Size – Similar to the underlying reasons behind power efficiency, the physical size and dimensions of Arm AI Servers can be made smaller than the majority of x86 designs.  Attaching AI Accelerators such as the Gyrfalcon 2801 or 2803 via USB to boards as small as 2 inches square (such as the NanoPi Neo2) is possible, or the addition of a Google Coral TPU via the mini-PCIe slot on a NanoPi T4 bring an enormous amount of inferencing to AI Servers in tiny form factors. 

Cost – Here again, Arm SoC’s and Single Board Computers typically have a rather large cost advantage versus x86 embedded designs.  
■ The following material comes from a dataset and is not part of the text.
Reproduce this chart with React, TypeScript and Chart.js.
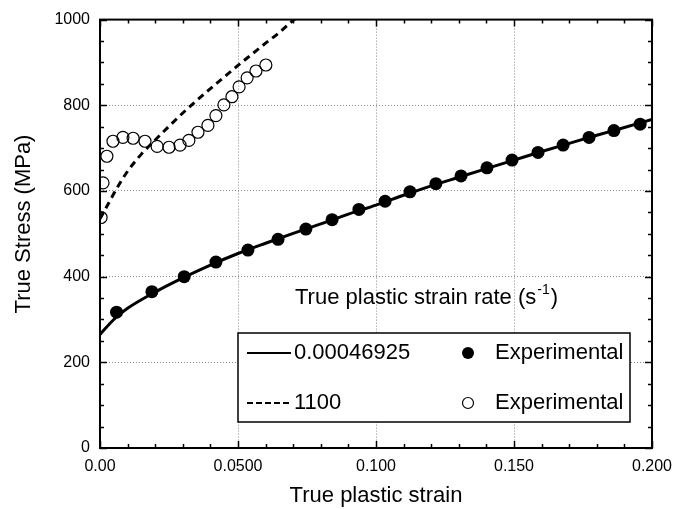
import React, { useEffect, useRef } from "react";
import { Chart, registerables } from "chart.js";

Chart.register(...registerables);

// ---- data ----
const xTickLabels = ["0.00", "0.0500", "0.100", "0.150", "0.200"];
const yTickLabels = ["0", "200", "400", "600", "800", "1000"];
const xTitle = "True plastic strain";
const yTitle = "True Stress (MPa)";
const legendTitleMain = "True plastic strain rate (s";
const legendTitleSup = "-1";
const legendTitleEnd = ")";
const legendRates = ["0.00046925", "1100"];
const legendExpLabel = "Experimental";

// fitted curve, strain rate 0.00046925 s^-1
const lowFitStrain = [0, 0.005, 0.01, 0.02, 0.03, 0.04, 0.05, 0.06, 0.07, 0.08, 0.09, 0.1, 0.11, 0.12, 0.13, 0.14, 0.15, 0.16, 0.17, 0.18, 0.19, 0.2];
const lowFitStress = [265, 300, 326, 364, 397, 427, 454, 478, 501, 523, 546, 567, 590, 612, 632, 652, 672, 692, 711, 730, 748, 767];

// fitted curve, strain rate 1100 s^-1
const highFitStrain = [0, 0.003, 0.006, 0.01, 0.015, 0.02, 0.025, 0.03, 0.035, 0.04, 0.045, 0.05, 0.055, 0.06, 0.065, 0.07, 0.075];
const highFitStress = [535, 570, 605, 646, 686, 719, 751, 782, 811, 839, 866, 893, 919, 945, 970, 998, 1022];

// experimental, low rate (filled)
const lowExpStrain = [0.006, 0.0188, 0.0305, 0.042, 0.0536, 0.0645, 0.0746, 0.0841, 0.0938, 0.1033, 0.1123, 0.1217, 0.1308, 0.1402, 0.1493, 0.1587, 0.1678, 0.1772, 0.1862, 0.1957];
const lowExpStress = [317, 365, 400, 434, 462, 487, 511, 533, 557, 576, 598, 617, 635, 654, 672, 690, 707, 725, 741, 756];

// experimental, high rate (open)
const highExpStrain = [0.0004, 0.0011, 0.0025, 0.0047, 0.0083, 0.012, 0.0163, 0.0207, 0.025, 0.029, 0.0322, 0.0355, 0.0391, 0.042, 0.0449, 0.0478, 0.0504, 0.0533, 0.0565, 0.0601];
const highExpStress = [538, 619, 681, 716, 725, 723, 716, 704, 702, 707, 718, 737, 753, 776, 801, 820, 843, 864, 880, 894];

const FONT = '"Liberation Sans", Arial, sans-serif';

const toPts = (xs: number[], ys: number[]) => xs.map((x, i) => ({ x, y: ys[i] }));

const decorPlugin = {
  id: "decor",
  afterDraw(chart: any) {
    const ctx = chart.ctx as CanvasRenderingContext2D;
    const xs = chart.scales.x;
    const ys = chart.scales.y;
    const { left, right, top, bottom } = chart.chartArea;
    ctx.save();
    // inward ticks
    ctx.strokeStyle = "#000";
    ctx.lineWidth = 1.5;
    ctx.beginPath();
    for (let i = 0; i <= 20; i++) {
      const px = Math.round(xs.getPixelForValue(i * 0.01)) + 0.5;
      const len = i % 5 === 0 ? 7 : 4;
      ctx.moveTo(px, bottom);
      ctx.lineTo(px, bottom - len);
      ctx.moveTo(px, top);
      ctx.lineTo(px, top + len);
    }
    for (let i = 0; i <= 20; i++) {
      const py = Math.round(ys.getPixelForValue(i * 50)) + 0.5;
      const len = i % 4 === 0 ? 7 : 4;
      ctx.moveTo(left, py);
      ctx.lineTo(left + len, py);
      ctx.moveTo(right, py);
      ctx.lineTo(right - len, py);
    }
    ctx.stroke();
    // frame
    ctx.lineWidth = 2;
    ctx.strokeRect(left, top, right - left, bottom - top);

    // y axis title
    ctx.fillStyle = "#000";
    ctx.font = `22px ${FONT}`;
    ctx.textAlign = "center";
    ctx.textBaseline = "middle";
    ctx.save();
    ctx.translate(24, 224);
    ctx.rotate(-Math.PI / 2);
    ctx.fillText(yTitle, 0, 0);
    ctx.restore();

    // legend title
    ctx.textAlign = "left";
    let tx = 295;
    const ty = 298;
    ctx.fillText(legendTitleMain, tx, ty);
    tx += ctx.measureText(legendTitleMain).width;
    ctx.font = `14px ${FONT}`;
    ctx.fillText(legendTitleSup, tx + 1, ty - 8);
    tx += ctx.measureText(legendTitleSup).width + 2;
    ctx.font = `22px ${FONT}`;
    ctx.fillText(legendTitleEnd, tx, ty);

    // legend box
    const bx = 238, by = 333, bw = 392, bh = 89;
    ctx.fillStyle = "#fff";
    ctx.fillRect(bx, by, bw, bh);
    ctx.strokeStyle = "#000";
    ctx.lineWidth = 1.5;
    ctx.strokeRect(bx, by, bw, bh);

    const rows = [353, 403];
    ctx.lineWidth = 2;
    ctx.beginPath();
    ctx.moveTo(247, rows[0]);
    ctx.lineTo(291, rows[0]);
    ctx.stroke();
    ctx.setLineDash([6, 3]);
    ctx.beginPath();
    ctx.moveTo(247, rows[1]);
    ctx.lineTo(291, rows[1]);
    ctx.stroke();
    ctx.setLineDash([]);

    ctx.fillStyle = "#000";
    ctx.font = `22px ${FONT}`;
    ctx.fillText(legendRates[0], 294, rows[0]);
    ctx.fillText(legendRates[1], 294, rows[1]);
    ctx.fillText(legendExpLabel, 495, rows[0]);
    ctx.fillText(legendExpLabel, 495, rows[1]);

    ctx.beginPath();
    ctx.arc(468, rows[0], 6, 0, Math.PI * 2);
    ctx.fill();
    ctx.lineWidth = 1.2;
    ctx.beginPath();
    ctx.arc(468, rows[1], 5.5, 0, Math.PI * 2);
    ctx.stroke();
    ctx.restore();
  },
};

export default function App() {
  const ref = useRef<HTMLCanvasElement | null>(null);
  useEffect(() => {
    if (!ref.current) return;
    const gridColor = (c: any) =>
      c.tick && (c.tick.value <= 0 || Math.abs(c.tick.value - c.scale.max) < 1e-9) ? "rgba(0,0,0,0)" : "#8a8a8a";
    const chart = new Chart(ref.current, {
      type: "scatter",
      data: {
        datasets: [
          {
            label: "fit 0.00046925",
            data: toPts(lowFitStrain, lowFitStress),
            showLine: true,
            borderColor: "#000",
            borderWidth: 3,
            pointRadius: 0,
            cubicInterpolationMode: "monotone",
          },
          {
            label: "fit 1100",
            data: toPts(highFitStrain, highFitStress),
            showLine: true,
            borderColor: "#000",
            borderWidth: 3,
            borderDash: [7, 5],
            pointRadius: 0,
            cubicInterpolationMode: "monotone",
          },
          {
            label: "exp low",
            data: toPts(lowExpStrain, lowExpStress),
            showLine: false,
            pointRadius: 6.5,
            pointBackgroundColor: "#000",
            pointBorderColor: "#000",
            pointBorderWidth: 0,
          },
          {
            label: "exp high",
            data: toPts(highExpStrain, highExpStress),
            showLine: false,
            pointRadius: 6,
            pointBackgroundColor: "rgba(0,0,0,0)",
            pointBorderColor: "#000",
            pointBorderWidth: 1.2,
          },
        ],
      },
      options: {
        animation: false,
        responsive: false,
        devicePixelRatio: 1,
        layout: { padding: { left: 0, right: 36, top: 15, bottom: 0 } },
        plugins: { legend: { display: false }, tooltip: { enabled: false } },
        scales: {
          x: {
            type: "linear",
            min: 0,
            max: 0.2,
            afterFit: (s: any) => {
              s.height = 61;
            },
            ticks: {
              stepSize: 0.05,
              color: "#000",
              font: { family: FONT, size: 16 },
              padding: 9,
              maxRotation: 0,
              callback: (_v: any, i: number) => xTickLabels[i],
            },
            grid: { color: gridColor, lineWidth: 1, drawTicks: false },
            border: { display: false, dash: [1, 2] },
            title: {
              display: true,
              text: xTitle,
              color: "#000",
              font: { family: FONT, size: 22 },
              padding: { top: 0, bottom: 0 },
            },
          },
          y: {
            type: "linear",
            min: 0,
            max: 1000,
            afterFit: (s: any) => {
              s.width = 100;
            },
            ticks: {
              stepSize: 200,
              color: "#000",
              font: { family: FONT, size: 16 },
              padding: 10,
              callback: (_v: any, i: number) => yTickLabels[i],
            },
            grid: { color: gridColor, lineWidth: 1, drawTicks: false },
            border: { display: false, dash: [1, 2] },
            title: { display: false },
          },
        },
      } as any,
      plugins: [decorPlugin],
    });
    return () => chart.destroy();
  }, []);
  return (
    <div style={{ position: "fixed", left: 0, top: 0, width: 688, height: 509, background: "#fff" }}>
      <canvas ref={ref} width={688} height={509} style={{ display: "block", width: 688, height: 509 }} />
    </div>
  );
}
Scalability – This is a critical factor in why Arm will play a massive role in the future of AI Servers, and why miniNodes has begun to offer our Raspberry Pi 4 AI Server.  As mentioned, low power, cheap devices make great endpoints, but, there is also a role for “medium” sized AI servers handling larger workloads, and Arm partners are just now starting to bring these products to market.  An example is the SolidRun Janux AI Server, which also makes use of the same Gyrfalcon AI Accelerators used by our nodes.  So, you can get started training your models, testing out your deployment pipeline, understanding the various AI frameworks and algorithms, and getting comfortable with the tools, and very easily scale up as your needs expand.  Of course, once you reach massive amounts of deep learning and AI/ML processing, enterprise Arm server options exist for that as well.

Flexibility – Taking Scalability one step further, the Arm AI servers also allow for a great amount of flexibility in the specific accelerator hardware (Gyrfalcon, Google Coral, Intel Movidius), the frameworks used (Caffe, PyTorch, TensorFlow, TinyML), and the models (ResNet, MobileNet, ShuffleNet) employed.  

Ubiquity – A final piece of the overall AI Server ecosystem is the ease of access to this type of hardware, and low barriers to entry.  The Raspberry Pi and similar types of boards are distributed globally, and readily available in nearly all markets.

As you can see, our view is that the future of AI servers is based on Arm SoC’s, and now is the time to start exploring what that means for your workload.